## What is needed:
Exactly retype the lines from the one containing "Emit a component" through the one containing "import * as d3 from 'd3';"; both ends count, pictures do not.

## Data shown:
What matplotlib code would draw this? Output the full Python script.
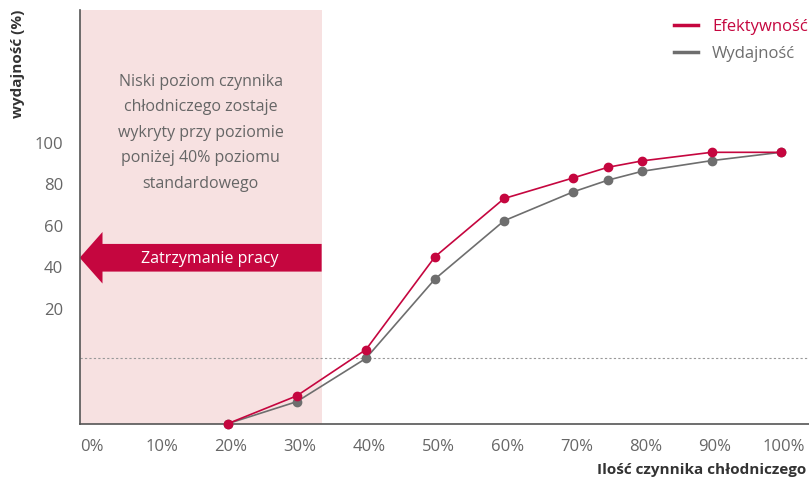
---
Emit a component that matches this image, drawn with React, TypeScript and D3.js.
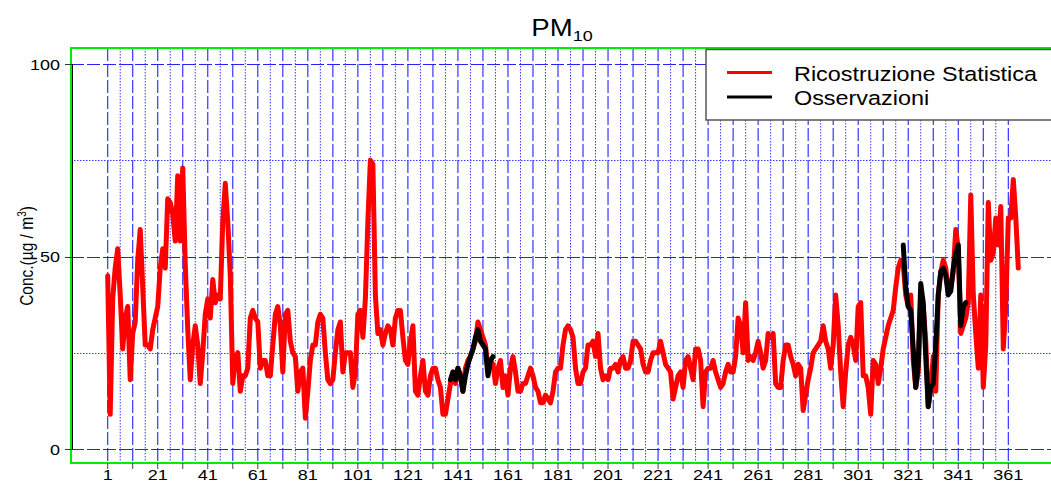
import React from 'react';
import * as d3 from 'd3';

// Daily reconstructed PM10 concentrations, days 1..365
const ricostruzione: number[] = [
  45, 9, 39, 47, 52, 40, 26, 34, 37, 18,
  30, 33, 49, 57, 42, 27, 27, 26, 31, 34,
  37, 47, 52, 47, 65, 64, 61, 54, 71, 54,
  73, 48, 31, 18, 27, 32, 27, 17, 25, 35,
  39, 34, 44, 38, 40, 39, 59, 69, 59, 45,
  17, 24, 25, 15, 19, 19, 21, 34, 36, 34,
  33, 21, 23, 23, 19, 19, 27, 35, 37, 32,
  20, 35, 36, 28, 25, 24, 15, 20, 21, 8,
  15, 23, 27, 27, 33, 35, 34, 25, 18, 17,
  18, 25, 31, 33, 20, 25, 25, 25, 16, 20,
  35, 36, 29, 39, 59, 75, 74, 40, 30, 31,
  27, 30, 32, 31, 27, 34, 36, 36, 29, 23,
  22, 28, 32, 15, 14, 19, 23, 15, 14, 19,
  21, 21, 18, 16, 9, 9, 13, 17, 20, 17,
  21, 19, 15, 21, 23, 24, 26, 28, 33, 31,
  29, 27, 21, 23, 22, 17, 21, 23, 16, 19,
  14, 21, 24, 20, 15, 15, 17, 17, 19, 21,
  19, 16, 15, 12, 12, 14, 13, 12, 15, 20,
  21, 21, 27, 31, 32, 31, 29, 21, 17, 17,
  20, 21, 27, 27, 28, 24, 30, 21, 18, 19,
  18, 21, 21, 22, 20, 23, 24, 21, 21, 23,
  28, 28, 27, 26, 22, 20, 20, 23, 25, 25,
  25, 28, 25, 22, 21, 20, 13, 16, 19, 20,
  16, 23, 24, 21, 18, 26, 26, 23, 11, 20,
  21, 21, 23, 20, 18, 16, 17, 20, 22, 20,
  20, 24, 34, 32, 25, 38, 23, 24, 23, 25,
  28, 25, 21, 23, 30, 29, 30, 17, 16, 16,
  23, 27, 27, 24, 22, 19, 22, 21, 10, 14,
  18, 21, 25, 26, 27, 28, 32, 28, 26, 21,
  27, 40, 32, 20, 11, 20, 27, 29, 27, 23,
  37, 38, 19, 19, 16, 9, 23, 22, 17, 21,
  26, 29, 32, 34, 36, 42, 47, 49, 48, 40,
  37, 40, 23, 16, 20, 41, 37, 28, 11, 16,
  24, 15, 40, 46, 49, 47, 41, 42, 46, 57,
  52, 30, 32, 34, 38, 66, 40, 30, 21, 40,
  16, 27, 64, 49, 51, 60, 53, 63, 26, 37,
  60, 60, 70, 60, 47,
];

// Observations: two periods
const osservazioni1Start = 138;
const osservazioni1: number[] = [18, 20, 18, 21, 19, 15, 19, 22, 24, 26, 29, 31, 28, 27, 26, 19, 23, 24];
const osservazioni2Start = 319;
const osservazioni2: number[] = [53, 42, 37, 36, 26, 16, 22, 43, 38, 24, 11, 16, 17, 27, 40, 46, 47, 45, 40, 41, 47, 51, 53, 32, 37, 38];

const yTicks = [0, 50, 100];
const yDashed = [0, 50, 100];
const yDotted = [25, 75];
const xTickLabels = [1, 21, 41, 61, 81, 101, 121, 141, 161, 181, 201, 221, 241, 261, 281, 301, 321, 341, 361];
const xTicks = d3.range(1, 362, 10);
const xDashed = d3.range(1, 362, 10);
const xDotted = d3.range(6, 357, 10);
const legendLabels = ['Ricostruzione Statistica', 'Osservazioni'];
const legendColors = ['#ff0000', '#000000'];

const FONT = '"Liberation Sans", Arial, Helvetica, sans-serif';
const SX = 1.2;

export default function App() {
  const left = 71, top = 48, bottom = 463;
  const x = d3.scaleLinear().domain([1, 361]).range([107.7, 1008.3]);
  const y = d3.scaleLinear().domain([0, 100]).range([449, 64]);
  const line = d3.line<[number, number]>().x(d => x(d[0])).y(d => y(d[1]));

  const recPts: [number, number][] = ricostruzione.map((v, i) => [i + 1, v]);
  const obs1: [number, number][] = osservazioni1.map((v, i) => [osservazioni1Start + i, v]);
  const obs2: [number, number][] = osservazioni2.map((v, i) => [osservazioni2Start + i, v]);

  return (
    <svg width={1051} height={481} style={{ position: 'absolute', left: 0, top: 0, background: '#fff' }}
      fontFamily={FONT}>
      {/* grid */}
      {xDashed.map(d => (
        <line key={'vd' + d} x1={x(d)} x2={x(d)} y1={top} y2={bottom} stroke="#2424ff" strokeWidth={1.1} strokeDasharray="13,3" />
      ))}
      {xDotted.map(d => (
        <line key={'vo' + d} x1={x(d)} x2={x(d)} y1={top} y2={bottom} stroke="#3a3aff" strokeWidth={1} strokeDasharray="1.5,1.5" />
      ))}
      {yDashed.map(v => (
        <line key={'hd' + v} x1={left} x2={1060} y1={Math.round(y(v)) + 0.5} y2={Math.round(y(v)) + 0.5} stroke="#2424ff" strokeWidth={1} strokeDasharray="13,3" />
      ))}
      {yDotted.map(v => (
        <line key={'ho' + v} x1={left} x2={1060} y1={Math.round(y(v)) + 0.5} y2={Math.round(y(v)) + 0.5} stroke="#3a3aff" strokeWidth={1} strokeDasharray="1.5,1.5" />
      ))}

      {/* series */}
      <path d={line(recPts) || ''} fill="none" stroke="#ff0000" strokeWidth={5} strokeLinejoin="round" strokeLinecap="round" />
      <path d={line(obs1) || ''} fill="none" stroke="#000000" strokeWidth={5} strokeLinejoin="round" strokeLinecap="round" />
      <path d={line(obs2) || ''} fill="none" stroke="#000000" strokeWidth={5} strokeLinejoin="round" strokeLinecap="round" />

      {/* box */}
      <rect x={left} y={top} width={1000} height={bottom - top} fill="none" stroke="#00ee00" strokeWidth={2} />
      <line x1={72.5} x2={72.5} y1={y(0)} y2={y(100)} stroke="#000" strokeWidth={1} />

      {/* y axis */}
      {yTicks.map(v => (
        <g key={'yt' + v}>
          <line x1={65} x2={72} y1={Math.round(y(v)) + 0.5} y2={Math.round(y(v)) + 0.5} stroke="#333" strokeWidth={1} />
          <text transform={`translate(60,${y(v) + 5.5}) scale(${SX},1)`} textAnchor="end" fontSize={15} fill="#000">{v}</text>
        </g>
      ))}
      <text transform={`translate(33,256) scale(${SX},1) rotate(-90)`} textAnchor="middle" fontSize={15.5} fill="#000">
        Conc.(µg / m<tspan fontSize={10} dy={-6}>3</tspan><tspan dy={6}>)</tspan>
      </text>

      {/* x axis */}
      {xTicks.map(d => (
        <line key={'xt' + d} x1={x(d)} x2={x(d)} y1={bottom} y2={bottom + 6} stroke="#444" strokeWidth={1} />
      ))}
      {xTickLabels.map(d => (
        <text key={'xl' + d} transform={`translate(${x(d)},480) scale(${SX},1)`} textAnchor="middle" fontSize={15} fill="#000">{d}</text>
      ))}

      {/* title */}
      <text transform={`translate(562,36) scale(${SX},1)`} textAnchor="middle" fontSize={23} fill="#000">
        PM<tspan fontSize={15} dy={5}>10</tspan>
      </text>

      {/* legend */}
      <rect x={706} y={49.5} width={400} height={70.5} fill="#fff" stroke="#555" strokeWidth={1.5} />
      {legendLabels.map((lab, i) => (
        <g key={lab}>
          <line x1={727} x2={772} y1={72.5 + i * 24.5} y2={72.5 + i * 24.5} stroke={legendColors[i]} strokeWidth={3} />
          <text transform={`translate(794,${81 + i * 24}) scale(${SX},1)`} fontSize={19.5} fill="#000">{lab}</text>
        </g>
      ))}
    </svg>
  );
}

## Result of this exercise:
Emit a component that matches this image, drawn with React, TypeScript and D3.js.
import React from 'react';
import * as d3 from 'd3';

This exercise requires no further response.